Schellenberg indicated that the experience of prisons was common for early Christians and the material deprivation they experienced caused many to reflect on how they could be “free” even while they were “in chains.” As evidence Schellenberg highlighted a quote from the second century North African church leader, Tertullian. Some ancients argued that the prison for the Christian was equivalent to the wilderness for the Hebrew prophets. Schellenberg suggested that the Western notion of the self as interiority springs from these embodied experiences in prison. This notion of the interior self has at least contributed to what later became a separation of mind and body. The prison experience was eventually extended to the monastery, where the quiet interior life was cultivated. Modern prisons were created by well-meaning Christians using the model of the monastery in the mid-19th century. The word “penitentiary” is evidence of this lingering historical link. Schellenberg observed that that forcing the discipline of the isolated monastic life does not have the same result for incarcerated people as it did for religious folk, but rather has had devastating effects on human beings. Charles Dickens made a comment to this effect having visited Eastern State Penitentiary in the 1840s.

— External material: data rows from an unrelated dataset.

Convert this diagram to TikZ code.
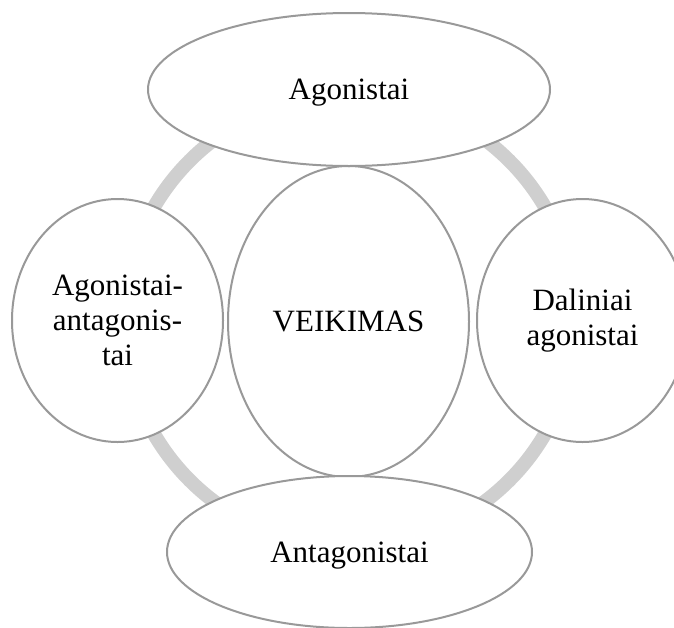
\documentclass[tikz,border=0pt]{standalone}
\usepackage{fontspec}
\setmainfont{Liberation Serif}
\usetikzlibrary{shapes.geometric}
\definecolor{ringgray}{HTML}{CFCFCF}
\definecolor{edgegray}{HTML}{999999}
\begin{document}
\begin{tikzpicture}[x=1pt,y=-1pt,
  ringline/.style={draw=ringgray,line width=14pt},
  bubble/.style={ellipse,draw=edgegray,line width=2pt,fill=white,inner sep=0pt,
    align=center,font=\fontsize{31}{35}\selectfont},
  oneline/.style={text depth=0pt}]
\useasboundingbox (0,0) rectangle (674,627);
\coordinate (hub) at (349.5,320.5);
\draw[ringline] (hub) circle (226);
\node[bubble,minimum width=241,minimum height=311] (center) at (348.5,321.5) {VEIKIMAS};
\node[bubble,oneline,minimum width=402,minimum height=153] (top) at (349,89.5) {Agonistai};
\node[bubble,minimum width=211,minimum height=243] (left) at (117.5,320.5) {Agonistai-\\antagonis-\\tai};
\node[bubble,minimum width=211,minimum height=243] (right) at (582.5,320.5) {Daliniai\\agonistai};
\node[bubble,oneline,minimum width=365,minimum height=152] (bottom) at (349.5,552) {Antagonistai};
\end{tikzpicture}
\end{document}
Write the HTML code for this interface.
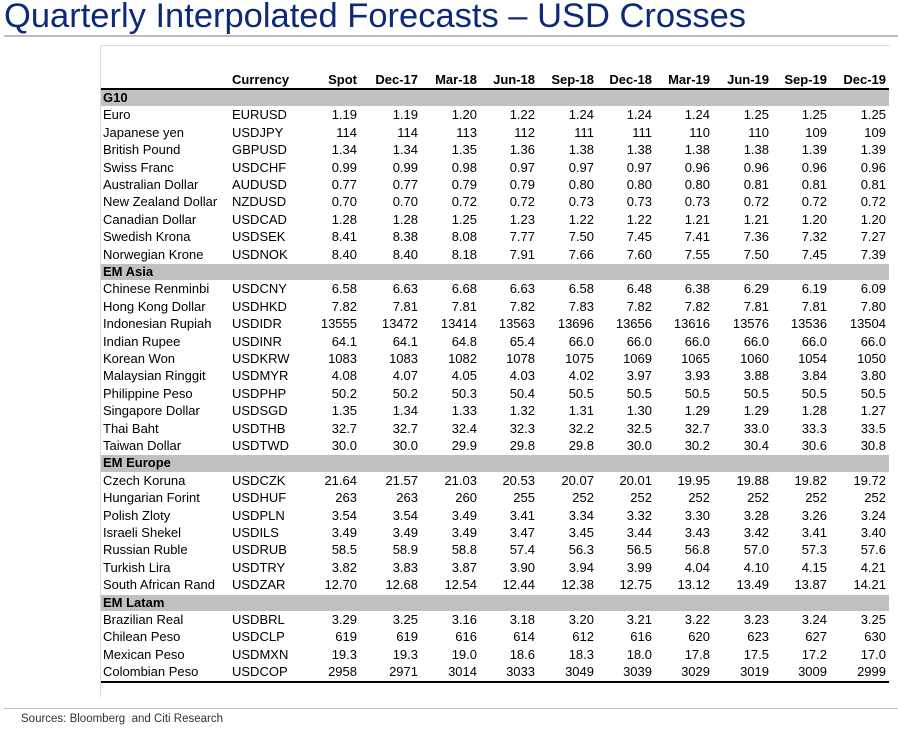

Throughout the lecture Schellenberg offered a number of comments from contemporary ethnographies of prisoners in the United States who reflect a certain theological orientation that is not so different from Paul. While the statistics and data on mass incarceration in the United States are shocking, Schellenberg commented that it might be easy for those of us who believe that mass incarceration is an evil that needs to be ended to look upon the theological comments of prisoners to be naïve forms of “false consciousness.” However, Schellenberg cautioned if “we” well-meaning socially conscious people of the 21st century presume to know better than prisoners do what is good for them, we risk repeating the same logic which created modern prisons in the first place. Prison reform based upon that logic is dangerous.

Instead, Schellenberg urged us to have a broader view of “salvation” than the exclusively eschatological view, a view of salvation which includes concrete material deliverance. However, in our commitment to material deliverance, those of us in privileged positions need to be very cautious to listen to prisoners themselves, to the narratives that help them survive. Prisoners themselves must have something to say about the kind of holistic and perhaps even heterogeneous deliverances they long for and eagerly desire.

For those who want to know more details, Schellenberg is working on a book from Oxford Press titled, Abject Joy: Paul, Prison, and the Art of Making Do.